Categorized | Daily Life

The visit home – Part II

Posted on 25 June 2013 by American expat!

I visit the US twice a year. Part I was the winter visit, now here is Part II – Summer.

It is amazing how fast you adapt to the environment, especially if it is one you’re already familiar with. When I first arrived in California, I desperately missed not being able to walk out the door, grab a city bike or jump on the metro and just be out and moving. (It’s no huge mystery why Americans are so fat when we drive everywhere.) But cities have been designed, especially in the West, in a way that necessitates driving across the street or to the other side of the large parking lot instead of walking. Opting to walk is a strangely awkward experience. There is nowhere to walk through a parking lot. Sidewalks end abruptly, and the noise and proximity to so many moving cars is sometimes overwhelming, even in an older city that is considered foot traffic friendly like Little Italy in downtown San Diego.

But after a month in the US, what bothered me at first is now routine and comfortable. I find myself appreciating the quiet and privacy of being enveloped in a car everywhere I go. I am surprised and relieved that over the span of 4 weeks I have heard only one screaming child, whereas in Spain I can’t get through one day without bearing witness to literally dozens of fit throwing ankle biters. I really don’t hear a lot of yelling, which is also a daily experience in Spain.

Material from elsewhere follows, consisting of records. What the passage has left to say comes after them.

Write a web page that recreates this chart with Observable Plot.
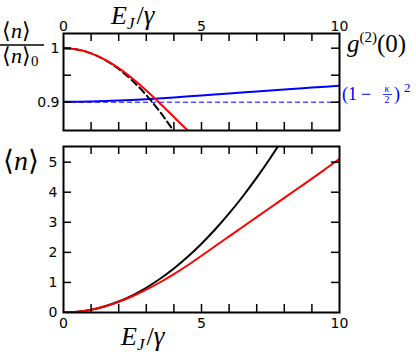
<!DOCTYPE html>
<html><head><meta charset="utf-8">
<script src="https://cdn.jsdelivr.net/npm/d3@7"></script>
<script src="https://cdn.jsdelivr.net/npm/@observablehq/plot@0.6"></script>
<style>
html,body{margin:0;padding:0;background:#fff;}
#wrap{position:relative;width:416px;height:354px;overflow:hidden;}
#wrap svg.plot{display:block;}
#over{position:absolute;left:0;top:0;pointer-events:none;}
</style></head>
<body><div id="wrap"></div>
<script>
// ---------- data ----------
const xs = [0,0.5,1,1.5,2,2.5,3,3.5,4,4.5,5];
const ratioRed = [1,0.9976,0.9905,0.9788,0.9631,0.9439,0.9217,0.8977,0.8726,0.8478,0.8246];
const ratioBlackDashed = [1,0.9976,0.9904,0.9783,0.9614,0.9398,0.9132,0.8819,0.8458,0.8048,0.7590];
const xsG2 = [0,1,2,3,4,5,6,7,8,9,10];
const g2 = [0.901,0.9015,0.903,0.9055,0.9088,0.9125,0.916,0.9198,0.9235,0.927,0.9305];
const g2Ref = 0.9;
const xsN = [0,0.5,1,1.5,2,2.5,3,3.5,4,4.5,5,5.5,6,6.5,7,7.5,8,8.5,9,9.5,10];
const nBlack = [0,0.0229,0.0915,0.2059,0.366,0.5719,0.8235,1.1209,1.464,1.8529,2.2875,2.7679,3.294,3.8659,4.4835,5.1469,5.856,6.611,7.412,8.258,9.15];
const nRed = [0,0.0228,0.0906,0.2015,0.3525,0.5398,0.759,1.006,1.278,1.571,1.886,2.21,2.53,2.85,3.17,3.49,3.81,4.13,4.45,4.78,5.11];
const xTickLabels = [0,5,10];
const xMinor = [1,2,3,4,5,6,7,8,9];
const topYTickLabels = [1,0.9];
const topYTicks = [0.9,0.95,1];
const botYTickLabels = [0,1,2,3,4,5];
const botYTicks = [1,2,3,4,5];

const topData = xs.map((x,i)=>({x, red: ratioRed[i], dash: ratioBlackDashed[i]}));
const g2d = xsG2.map((x,i)=>({x, y: g2[i]}));
const botData = xsN.map((x,i)=>({x, black: nBlack[i], red: nRed[i]}));

const W = 416;
const FW = 276; // frame width (px)
const font = {fontFamily:"'DejaVu Sans', sans-serif", fontSize:"14px", color:"#000", background:"#fff"};
const fmt = d => String(d);

function inwardTicks(yTicks, frameH){
  return [
    Plot.tickX(xMinor,{x:d=>d, stroke:"black", strokeWidth:1.5, insetBottom: frameH-8}),
    Plot.tickX(xMinor,{x:d=>d, stroke:"black", strokeWidth:1.5, insetTop: frameH-8}),
    Plot.tickY(yTicks,{y:d=>d, stroke:"black", strokeWidth:1.5, insetRight: FW-8}),
    Plot.tickY(yTicks,{y:d=>d, stroke:"black", strokeWidth:1.5, insetLeft: FW-8})
  ];
}

const topPlot = Plot.plot({
  width: W, height: 140,
  marginLeft: 63, marginRight: 77, marginTop: 33, marginBottom: 10,
  style: font,
  x: {domain:[0,10]},
  y: {domain:[0.8476,1.0272]},
  marks: [
    Plot.axisX({anchor:"top", ticks: xTickLabels, tickSize:0, tickPadding:3, label:null, tickFormat: fmt}),
    Plot.axisY({anchor:"left", ticks: topYTickLabels, tickSize:0, tickPadding:4, label:null, tickFormat: fmt}),
    Plot.ruleY([g2Ref],{stroke:"#0000ff", strokeWidth:1, strokeDasharray:"5,3"}),
    Plot.line(g2d,{x:"x", y:"y", stroke:"#0000ff", strokeWidth:2, curve:"monotone-x", clip:true}),
    Plot.line(topData,{x:"x", y:"dash", stroke:"black", strokeWidth:2, strokeDasharray:"7,4", curve:"monotone-x", clip:true}),
    Plot.line(topData,{x:"x", y:"red", stroke:"#ff0000", strokeWidth:2, curve:"monotone-x", clip:true}),
    ...inwardTicks(topYTicks, 97),
    Plot.frame({stroke:"black", strokeWidth:2})
  ]
});

const botPlot = Plot.plot({
  width: W, height: 214,
  marginLeft: 63, marginRight: 77, marginTop: 6, marginBottom: 42,
  style: font,
  x: {domain:[0,10]},
  y: {domain:[0,5.52]},
  marks: [
    Plot.axisX({anchor:"bottom", ticks: xTickLabels, tickSize:0, tickPadding:6, label:null, tickFormat: fmt}),
    Plot.axisY({anchor:"left", ticks: botYTickLabels, tickSize:0, tickPadding:6, label:null, tickFormat: fmt}),
    Plot.line(botData,{x:"x", y:"black", stroke:"black", strokeWidth:2, curve:"monotone-x", clip:true}),
    Plot.line(botData,{x:"x", y:"red", stroke:"#ff0000", strokeWidth:2, curve:"monotone-x", clip:true}),
    ...inwardTicks(botYTicks, 166),
    Plot.frame({stroke:"black", strokeWidth:2})
  ]
});

const wrap = document.getElementById("wrap");
topPlot.classList.add("plot"); botPlot.classList.add("plot");
wrap.appendChild(topPlot);
wrap.appendChild(botPlot);

const SF = "Liberation Serif";
const label = (x, y) => `<text x="${x}" y="${y}" font-size="26" font-style="italic">E<tspan font-size="17" dy="5">J</tspan><tspan dy="-5" font-style="normal" font-size="26" dx="2">/</tspan><tspan font-size="27">γ</tspan></text>`;
const over = document.createElementNS("http://www.w3.org/2000/svg","svg");
over.setAttribute("id","over");
over.setAttribute("width",416); over.setAttribute("height",354);
over.innerHTML = `
<g font-family="${SF}" fill="black">
  ${label(111, 24)}
  ${label(121, 345)}
  <text x="347" y="52" font-size="25"><tspan font-style="italic">g</tspan><tspan font-size="15" dy="-10">(2)</tspan><tspan dy="10">(0)</tspan></text>
  <text x="2" y="38" font-size="22">⟨<tspan font-style="italic">n</tspan>⟩</text>
  <line x1="0" x2="44" y1="45" y2="45" stroke="black" stroke-width="1.3"/>
  <text x="2" y="63" font-size="22">⟨<tspan font-style="italic">n</tspan>⟩<tspan font-size="15" dy="3">0</tspan></text>
  <text x="3" y="170" font-size="28">⟨<tspan font-style="italic">n</tspan>⟩</text>
  <g fill="#0000ff">
    <text x="342" y="100" font-size="18">(1</text>
    <text x="361" y="100" font-size="18">−</text>
    <text x="387" y="92" font-size="10" font-style="italic" text-anchor="middle">κ</text>
    <line x1="383" x2="392" y1="94.5" y2="94.5" stroke="#0000ff" stroke-width="0.8"/>
    <text x="387" y="103" font-size="10" text-anchor="middle">2</text>
    <text x="394" y="100" font-size="18">)</text>
    <text x="404" y="92" font-size="13">2</text>
  </g>
</g>`;
wrap.appendChild(over);
</script></body></html>
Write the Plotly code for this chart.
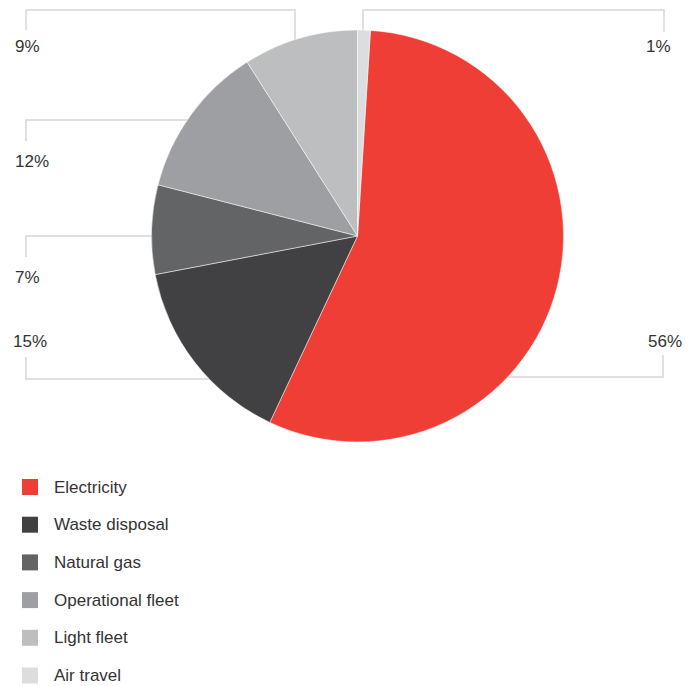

I also start to notice things that a car culture manifests, things you don’t see elsewhere. For example, driving around, even on the freeways, people look at each other in their cars–I mean they make eye contact and gesture.  I’ve noticed a lot of flirting and smiling going on between drivers just as frequently as any frustration driven gestures and steely stares at other drivers. Friendly waves, mutual eye rolls at traffic, exchanges of bewildered glances at the crazy person dancing across the street. It is strange to notice that this goes on, but I see that it has to, because we are enclosed in our cars for so much of the day. We are social animals–we have to interact through the windows of our cars because otherwise perhaps it would be too lonesome and boring. 

A surprise for me was that for the first week of being here, and indeed for the first time in my life, I experienced restaurant service that was too fast. I had dinner the second day here with my father and it felt like the meal was over before it even started. I was enjoying the conversation with him and enjoying his company, during which the meal was served, done and the check presented before I could even finish one glass of wine. And then it happened again with a friend I was visiting the next week – suddenly the meal was over and the check presented, and I was only halfway into the conversation. Funny coming from me who complains about the slow service in Spain all the time. But after that I didn’t notice, and in fact the final week in the US I found myself wondering where the waiter was at dinner.

Upon arrival, I was giddy with how cheap everything is (thank you free trade and a complete absence of VAT). I also gushed at how big all my friends living spaces are, looking at the giant kitchens and endless storage spaces. But those feeling subsided too, and by the end of my trip, I returned with just a few key purchases and the realization that more living space for me would just mean more junk stored and forgotten.